Poucos lugares no mundo resistem ao modelo perverso da gentrificação. A Prefeitura de Paris lançou no fim do ano passado um plano governamental para deter o processo de expulsão dos pobres dos bairros centrais da capital francesa para a periferia. Nada menos de 8.021 apartamentos de 257 endereços foram incluídos no projeto. A ideia é que eles sejam convertidos em moradias subsidiadas para evitar o surgimento de mais um gueto milionário da cidade. Os planos de Anne Hidalgo, primeira mulher na Prefeitura de Paris, tem soluções de aluguel subsidiado a garantias de preservação de zonas residenciais conectadas a serviços e equipamentos para populações de baixo poder aquisitivo. O raio de ação atinge antigos bairros industriais do norte e leste de Paris – atualmente em processo de reconversão urbana e social. Quando algum dos apartamentos de qualquer um dos 257 endereços for colocado à venda deverá, por lei, ser oferecido em primeiro lugar ao governo metropolitano.
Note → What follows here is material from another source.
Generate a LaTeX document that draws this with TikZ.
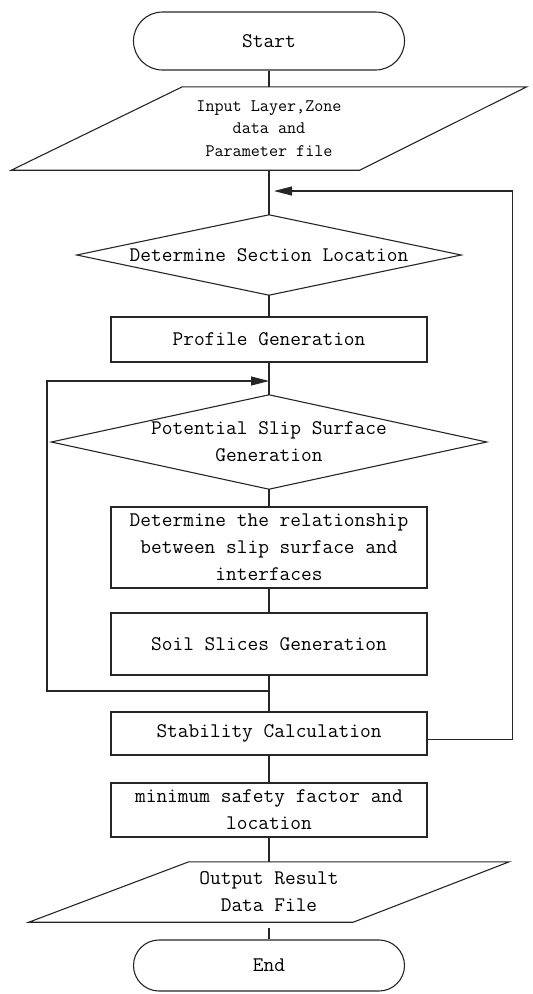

“A medida em Paris veio um pouco tarde demais, já que o centro da cidade é totalmente gentrificado”, afirma Christopher Gaffney, da Universidade de Zurique. “A zona oeste de Paris já é muito ocupada pelos ricos. Apesar de a prefeitura ter incentivos para que os empreendimentos imobiliários reservem espaços para populações de baixa renda, os empreendedores preferem pagar as multas e construir imóveis que só podem ser comprados por quem tem renda elevada”, afirma Pedro da Luz Moreira, do IAB/RJ. A boa nova no caso é que se trata de uma política pública de resistência à gentrificação. Existem poucos exemplos no mundo. A cidade de Nova Iorque implantou na década de 60 os chamados “rent controlled” – aluguéis controlados – de apartamentos. Muitos ainda existem hoje. A legislação do estado norte-americano de Connecticut obriga os investidores em imóveis de luxo a dedicar 30% das unidades para alocação social. A Prefeitura de Bogotá, na Colômbia, definiu um macrocentro e estabeleceu um imposto territorial e predial progressivo para imóveis desocupados que provocou uma redução do valor dos terrenos e tornou viável a habitação social a partir de um programa parecido com o Minha Casa Minha Vida.
Já no Brasil, quando se trata do bem sagrado da propriedade, a opção preferencial é ir na contramão dos próprios instrumentos legais. O melhor deles é o Estatuto da Cidade. A Lei 10.257, de 10 de julho de 2001, estabelece princípios básicos de planejamento participativo e a função social da propriedade. Além de definir uma nova regulamentação para o parcelamento, uso e ocupação do solo, de modo a aumentar a oferta de lotes, e a proteção e a recuperação do meio ambiente urbano, o estatuto prevê a cobrança de IPTU progressivo de até 15% para terrenos ociosos. Aplicado à Copacabana, poderia acabar com o imóvel de engorda – como são conhecidos terrenos e apartamentos deixados vazios para manter a valorização e estimular a especulação imobiliária. Calcula-se que 30% das unidades habitacionais do bairro carioca estejam fora do mercado por conta da ganância das imobiliárias. Treze anos depois, o estatuto ainda é letra morta nos mais de 5 mil municípios brasileiros. Palmas, no Tocantins, foi a primeira das capitais a implantar o IPTU Progressivo, que pode dobrar o valor do imposto para imóveis sociais. São Paulo também já anunciou a adoção da medida.
A política pública de ocupação social das cidades é desprezada pelos administradores e políticos. “A luta contra a gentrificação é difícil, ainda mais em um país com a cultura patrimonialista do Brasil, mas sempre existem saídas. O Favela Bairros promoveu a formalização e a valorização dos imóveis com uma escala pouco significativa de gentrificação. O grave é que agora o processo está acelerado”, diz Pedro da Luz Moreira, do IAB/RJ. “Cidades de países nórdicos ou que já passaram pela fase de desenvolvimento básico, algo pelo qual o Rio não passou, ou que têm prefeitos responsáveis, algo que o Rio não tem, encontram instrumentos mais efetivos contra a gentrificação”, afirma Christopher Gaffney, da Universidade de Zurique. A limpeza social vai deixar entre as vítimas a artesã Jane Nascimento de Oliveira, de 59 anos, que mora há meio século no bairro. A casa que divide com as duas filhas aos poucos é ilhada pelo entulho de quem se rendeu à proposta da prefeitura e as vias que são abertas pelas construtoras do Parque Olímpico, da Vila Olímpica e do Ilha Pura. “Pobre é lixo para a prefeitura. Elas acham que a nossa presença vai infestar a área e fazer doer os olhos dos ricos”, diz Jane.